2) Unstable behaviour of the learning algorithm. Very slight changes in the parameters could result in the algorithm
being unable to give a satisfactory solution. For instance, we discovered that for a given junction configuration,
slight changes in the “dead” time in the junction can cause radical changes in the algorithm’s performance. This
might be due to the fact that in situations in which the junction is full, the algorithm is unable to take actions which
change the MDP’s state, as the MDP does not differentiate between different levels of traffic above 150.
If the junction fills up too rapidly there is no learning time on interesting states. Apparently this borderline can be
crossed by very slight changes in the parameters.
 Some of our prior expectations were not realized by the resulting policies. We expected that the algorithm would learn that it is profitable not to change configurations too often, as there is a price to be paid for a configuration change – “dead” junction time.
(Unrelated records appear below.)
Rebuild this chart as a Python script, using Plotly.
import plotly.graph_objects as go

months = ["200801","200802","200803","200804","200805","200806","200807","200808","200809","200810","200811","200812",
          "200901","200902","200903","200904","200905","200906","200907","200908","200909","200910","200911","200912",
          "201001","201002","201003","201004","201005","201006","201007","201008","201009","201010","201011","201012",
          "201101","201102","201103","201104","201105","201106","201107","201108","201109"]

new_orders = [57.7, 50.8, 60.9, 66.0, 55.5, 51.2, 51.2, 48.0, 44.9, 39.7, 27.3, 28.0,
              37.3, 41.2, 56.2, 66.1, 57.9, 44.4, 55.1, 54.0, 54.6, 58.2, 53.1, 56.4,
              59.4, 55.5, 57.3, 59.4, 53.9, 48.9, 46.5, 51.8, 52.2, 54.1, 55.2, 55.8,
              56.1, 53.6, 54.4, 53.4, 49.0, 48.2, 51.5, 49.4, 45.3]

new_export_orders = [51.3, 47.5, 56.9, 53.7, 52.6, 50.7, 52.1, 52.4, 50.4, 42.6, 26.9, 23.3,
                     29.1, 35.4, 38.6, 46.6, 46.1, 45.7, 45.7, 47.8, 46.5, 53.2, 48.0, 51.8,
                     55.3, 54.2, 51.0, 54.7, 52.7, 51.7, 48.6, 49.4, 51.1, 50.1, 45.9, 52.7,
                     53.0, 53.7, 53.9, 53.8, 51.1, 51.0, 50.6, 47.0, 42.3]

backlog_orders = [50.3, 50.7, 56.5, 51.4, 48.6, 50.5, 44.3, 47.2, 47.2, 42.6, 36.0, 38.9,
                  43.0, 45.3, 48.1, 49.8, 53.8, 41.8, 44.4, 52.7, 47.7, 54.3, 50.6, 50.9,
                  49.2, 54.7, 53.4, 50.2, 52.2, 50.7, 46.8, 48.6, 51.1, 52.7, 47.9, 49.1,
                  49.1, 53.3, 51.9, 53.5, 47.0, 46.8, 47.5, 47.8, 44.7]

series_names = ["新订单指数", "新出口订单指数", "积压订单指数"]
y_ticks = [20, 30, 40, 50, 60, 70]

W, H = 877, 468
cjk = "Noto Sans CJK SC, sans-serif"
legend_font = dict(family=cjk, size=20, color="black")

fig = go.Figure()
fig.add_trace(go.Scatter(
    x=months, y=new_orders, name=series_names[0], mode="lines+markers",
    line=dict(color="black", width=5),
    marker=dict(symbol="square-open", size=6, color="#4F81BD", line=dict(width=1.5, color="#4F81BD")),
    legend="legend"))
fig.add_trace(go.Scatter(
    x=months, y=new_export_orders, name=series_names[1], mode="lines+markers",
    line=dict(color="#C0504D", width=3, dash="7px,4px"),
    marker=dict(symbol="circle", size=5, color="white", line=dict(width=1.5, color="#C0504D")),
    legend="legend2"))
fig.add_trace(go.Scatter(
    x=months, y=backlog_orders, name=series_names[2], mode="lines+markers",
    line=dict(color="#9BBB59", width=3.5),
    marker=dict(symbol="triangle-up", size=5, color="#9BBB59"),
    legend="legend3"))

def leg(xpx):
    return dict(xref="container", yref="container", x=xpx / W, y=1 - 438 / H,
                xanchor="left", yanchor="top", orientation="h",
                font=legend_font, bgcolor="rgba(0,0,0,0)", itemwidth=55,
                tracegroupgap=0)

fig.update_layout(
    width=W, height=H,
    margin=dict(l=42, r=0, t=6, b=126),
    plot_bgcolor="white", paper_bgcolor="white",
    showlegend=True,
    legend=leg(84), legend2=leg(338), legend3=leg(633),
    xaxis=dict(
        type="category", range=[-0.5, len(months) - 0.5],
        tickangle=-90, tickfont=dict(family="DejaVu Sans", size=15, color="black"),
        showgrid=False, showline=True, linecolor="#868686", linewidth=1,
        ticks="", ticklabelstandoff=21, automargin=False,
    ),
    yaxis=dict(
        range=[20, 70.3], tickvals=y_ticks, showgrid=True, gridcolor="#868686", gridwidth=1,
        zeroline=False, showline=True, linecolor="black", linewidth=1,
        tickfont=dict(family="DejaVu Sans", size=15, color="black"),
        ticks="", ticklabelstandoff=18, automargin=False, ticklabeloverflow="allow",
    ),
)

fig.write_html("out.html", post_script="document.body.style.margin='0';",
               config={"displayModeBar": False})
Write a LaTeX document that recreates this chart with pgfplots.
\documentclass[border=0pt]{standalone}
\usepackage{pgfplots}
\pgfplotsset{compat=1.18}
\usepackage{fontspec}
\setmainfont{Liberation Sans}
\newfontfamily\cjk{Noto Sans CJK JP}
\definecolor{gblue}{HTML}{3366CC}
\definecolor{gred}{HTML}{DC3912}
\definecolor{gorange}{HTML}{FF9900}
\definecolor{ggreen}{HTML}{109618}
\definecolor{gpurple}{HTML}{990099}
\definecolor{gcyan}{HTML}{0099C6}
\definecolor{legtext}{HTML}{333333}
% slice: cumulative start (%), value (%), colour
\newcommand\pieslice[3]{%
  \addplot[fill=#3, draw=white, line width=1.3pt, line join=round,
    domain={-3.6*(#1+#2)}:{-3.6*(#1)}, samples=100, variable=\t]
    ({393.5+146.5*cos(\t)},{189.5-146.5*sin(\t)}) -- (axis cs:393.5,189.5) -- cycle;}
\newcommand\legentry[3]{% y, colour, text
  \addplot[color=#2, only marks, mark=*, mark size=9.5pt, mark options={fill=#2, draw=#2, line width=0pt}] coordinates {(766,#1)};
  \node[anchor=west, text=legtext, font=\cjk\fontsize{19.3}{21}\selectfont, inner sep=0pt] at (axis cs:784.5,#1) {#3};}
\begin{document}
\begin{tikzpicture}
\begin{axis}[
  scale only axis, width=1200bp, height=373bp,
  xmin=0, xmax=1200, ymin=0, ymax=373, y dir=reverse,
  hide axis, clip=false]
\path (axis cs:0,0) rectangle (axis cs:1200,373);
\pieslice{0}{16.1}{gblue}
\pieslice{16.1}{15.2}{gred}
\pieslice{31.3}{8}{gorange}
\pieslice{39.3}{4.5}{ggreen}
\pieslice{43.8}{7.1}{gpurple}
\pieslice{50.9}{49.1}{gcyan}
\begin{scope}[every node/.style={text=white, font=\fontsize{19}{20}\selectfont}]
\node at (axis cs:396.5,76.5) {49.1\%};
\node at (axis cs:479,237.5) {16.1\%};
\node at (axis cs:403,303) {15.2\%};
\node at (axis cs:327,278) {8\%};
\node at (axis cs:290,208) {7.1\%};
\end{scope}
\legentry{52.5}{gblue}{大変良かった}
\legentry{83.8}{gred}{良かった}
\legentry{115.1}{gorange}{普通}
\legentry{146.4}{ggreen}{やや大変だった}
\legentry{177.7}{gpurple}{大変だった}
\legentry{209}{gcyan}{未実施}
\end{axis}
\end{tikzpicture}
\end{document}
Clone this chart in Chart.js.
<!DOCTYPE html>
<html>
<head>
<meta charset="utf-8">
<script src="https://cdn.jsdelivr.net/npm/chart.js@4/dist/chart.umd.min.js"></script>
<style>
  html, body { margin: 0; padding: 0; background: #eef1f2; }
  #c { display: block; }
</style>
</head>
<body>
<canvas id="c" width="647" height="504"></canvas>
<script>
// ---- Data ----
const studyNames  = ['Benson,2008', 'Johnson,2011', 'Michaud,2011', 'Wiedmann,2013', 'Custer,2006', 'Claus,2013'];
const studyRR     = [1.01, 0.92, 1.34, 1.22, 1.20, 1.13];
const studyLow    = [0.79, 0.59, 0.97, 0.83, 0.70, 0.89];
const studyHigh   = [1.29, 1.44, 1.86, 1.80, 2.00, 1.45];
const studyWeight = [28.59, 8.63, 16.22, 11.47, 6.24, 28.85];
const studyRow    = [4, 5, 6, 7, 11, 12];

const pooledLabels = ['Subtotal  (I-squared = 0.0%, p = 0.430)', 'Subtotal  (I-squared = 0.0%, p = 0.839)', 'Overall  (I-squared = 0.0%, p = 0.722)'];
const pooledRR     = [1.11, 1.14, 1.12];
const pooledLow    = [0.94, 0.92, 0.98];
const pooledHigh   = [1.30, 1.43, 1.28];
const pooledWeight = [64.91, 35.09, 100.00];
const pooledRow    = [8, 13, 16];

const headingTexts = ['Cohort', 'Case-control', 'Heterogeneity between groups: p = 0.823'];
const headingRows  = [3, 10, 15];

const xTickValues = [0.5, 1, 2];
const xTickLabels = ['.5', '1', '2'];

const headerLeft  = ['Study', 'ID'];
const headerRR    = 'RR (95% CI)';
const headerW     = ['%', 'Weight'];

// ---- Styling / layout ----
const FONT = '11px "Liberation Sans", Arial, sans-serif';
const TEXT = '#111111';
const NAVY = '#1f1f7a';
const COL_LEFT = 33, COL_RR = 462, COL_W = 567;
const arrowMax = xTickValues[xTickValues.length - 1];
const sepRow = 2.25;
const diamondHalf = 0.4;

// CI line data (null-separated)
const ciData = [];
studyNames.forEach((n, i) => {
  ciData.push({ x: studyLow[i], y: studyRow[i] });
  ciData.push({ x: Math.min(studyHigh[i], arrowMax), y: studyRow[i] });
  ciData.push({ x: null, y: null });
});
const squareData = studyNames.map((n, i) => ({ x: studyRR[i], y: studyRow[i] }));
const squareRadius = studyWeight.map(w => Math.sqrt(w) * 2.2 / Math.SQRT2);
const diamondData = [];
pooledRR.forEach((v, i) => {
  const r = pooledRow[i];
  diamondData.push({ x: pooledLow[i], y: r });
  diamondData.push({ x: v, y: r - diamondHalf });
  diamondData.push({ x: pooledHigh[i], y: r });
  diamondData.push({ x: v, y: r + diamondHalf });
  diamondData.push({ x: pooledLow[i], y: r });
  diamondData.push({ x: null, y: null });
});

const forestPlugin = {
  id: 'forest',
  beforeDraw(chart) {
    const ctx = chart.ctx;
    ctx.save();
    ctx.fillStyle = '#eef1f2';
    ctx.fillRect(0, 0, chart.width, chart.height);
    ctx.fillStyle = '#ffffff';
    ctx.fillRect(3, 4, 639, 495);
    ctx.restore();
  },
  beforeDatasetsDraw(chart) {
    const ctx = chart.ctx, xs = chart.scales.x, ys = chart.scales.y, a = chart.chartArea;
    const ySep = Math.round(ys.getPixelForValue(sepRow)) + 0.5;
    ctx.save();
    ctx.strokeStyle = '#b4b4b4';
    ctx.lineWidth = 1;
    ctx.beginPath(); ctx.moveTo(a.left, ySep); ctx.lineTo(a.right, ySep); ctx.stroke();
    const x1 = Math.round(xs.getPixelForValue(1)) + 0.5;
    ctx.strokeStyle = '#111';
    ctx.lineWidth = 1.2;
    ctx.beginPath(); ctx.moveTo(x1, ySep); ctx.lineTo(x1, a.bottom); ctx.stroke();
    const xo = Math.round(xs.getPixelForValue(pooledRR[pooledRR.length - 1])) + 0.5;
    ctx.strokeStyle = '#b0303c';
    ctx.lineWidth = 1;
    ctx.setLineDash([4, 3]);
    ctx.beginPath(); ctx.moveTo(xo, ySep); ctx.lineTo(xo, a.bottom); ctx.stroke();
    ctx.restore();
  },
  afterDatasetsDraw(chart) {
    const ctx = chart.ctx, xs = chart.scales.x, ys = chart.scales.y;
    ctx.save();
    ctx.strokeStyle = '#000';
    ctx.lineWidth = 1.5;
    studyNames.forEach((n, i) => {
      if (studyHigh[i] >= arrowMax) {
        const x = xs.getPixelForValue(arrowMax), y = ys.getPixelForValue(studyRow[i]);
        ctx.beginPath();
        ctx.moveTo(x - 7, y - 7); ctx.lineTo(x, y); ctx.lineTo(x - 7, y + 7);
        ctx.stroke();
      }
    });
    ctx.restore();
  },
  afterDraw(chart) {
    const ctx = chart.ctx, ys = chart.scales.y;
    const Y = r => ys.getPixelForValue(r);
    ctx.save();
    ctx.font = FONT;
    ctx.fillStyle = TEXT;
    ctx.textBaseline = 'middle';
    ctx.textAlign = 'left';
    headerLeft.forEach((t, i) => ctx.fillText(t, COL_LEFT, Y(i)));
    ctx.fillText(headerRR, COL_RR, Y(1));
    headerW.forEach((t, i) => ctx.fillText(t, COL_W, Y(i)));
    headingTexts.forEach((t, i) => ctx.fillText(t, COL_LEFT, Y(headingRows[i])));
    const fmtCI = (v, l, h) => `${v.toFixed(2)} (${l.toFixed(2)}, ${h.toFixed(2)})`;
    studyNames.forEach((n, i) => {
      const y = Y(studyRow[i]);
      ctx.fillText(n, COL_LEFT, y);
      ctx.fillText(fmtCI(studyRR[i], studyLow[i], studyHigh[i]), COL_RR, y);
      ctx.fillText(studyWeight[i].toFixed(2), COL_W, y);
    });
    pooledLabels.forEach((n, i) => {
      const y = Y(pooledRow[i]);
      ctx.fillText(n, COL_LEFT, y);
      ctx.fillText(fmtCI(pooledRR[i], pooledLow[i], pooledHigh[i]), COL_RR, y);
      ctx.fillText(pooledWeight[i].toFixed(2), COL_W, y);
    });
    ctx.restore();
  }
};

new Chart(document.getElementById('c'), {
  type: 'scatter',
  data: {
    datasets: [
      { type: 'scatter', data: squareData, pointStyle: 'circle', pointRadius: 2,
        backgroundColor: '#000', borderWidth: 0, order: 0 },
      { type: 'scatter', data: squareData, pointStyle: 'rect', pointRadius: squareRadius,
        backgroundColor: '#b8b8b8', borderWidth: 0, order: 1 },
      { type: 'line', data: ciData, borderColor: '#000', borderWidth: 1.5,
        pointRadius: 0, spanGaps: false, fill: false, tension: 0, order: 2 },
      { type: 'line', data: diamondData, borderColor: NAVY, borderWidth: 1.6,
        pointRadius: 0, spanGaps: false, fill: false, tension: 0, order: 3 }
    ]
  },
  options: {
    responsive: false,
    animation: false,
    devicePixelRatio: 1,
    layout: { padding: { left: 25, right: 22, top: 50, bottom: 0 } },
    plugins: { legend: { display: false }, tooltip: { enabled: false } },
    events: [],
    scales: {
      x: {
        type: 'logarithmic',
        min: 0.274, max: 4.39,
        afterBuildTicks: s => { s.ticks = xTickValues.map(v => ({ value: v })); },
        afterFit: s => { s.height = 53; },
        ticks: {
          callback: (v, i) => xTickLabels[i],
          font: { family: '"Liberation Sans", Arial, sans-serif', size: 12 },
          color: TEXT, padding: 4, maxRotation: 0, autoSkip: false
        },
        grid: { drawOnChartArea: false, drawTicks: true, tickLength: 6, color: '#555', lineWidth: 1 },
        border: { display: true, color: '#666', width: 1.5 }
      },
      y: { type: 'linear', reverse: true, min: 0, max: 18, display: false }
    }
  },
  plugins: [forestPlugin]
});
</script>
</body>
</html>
In some situations we did witness this kind of behaviour, but due to the above mentioned problems we were unable to reach conclusive results on the matter.
[1] Implemented by an adaptation from Principles of Discrete Event Simulation, Fishman 1978
[2] Using the word optimal in this context is somewhat problematic. The optimal policy is more a psychological
term than a mathematically defined one.
A policy should achieve a balance between allowing a maximal amount of
traffic through a junction while bounding the maximal waiting time with a
bearable bound. Defining what the
optimal balance is, defines in turn the optimal policy.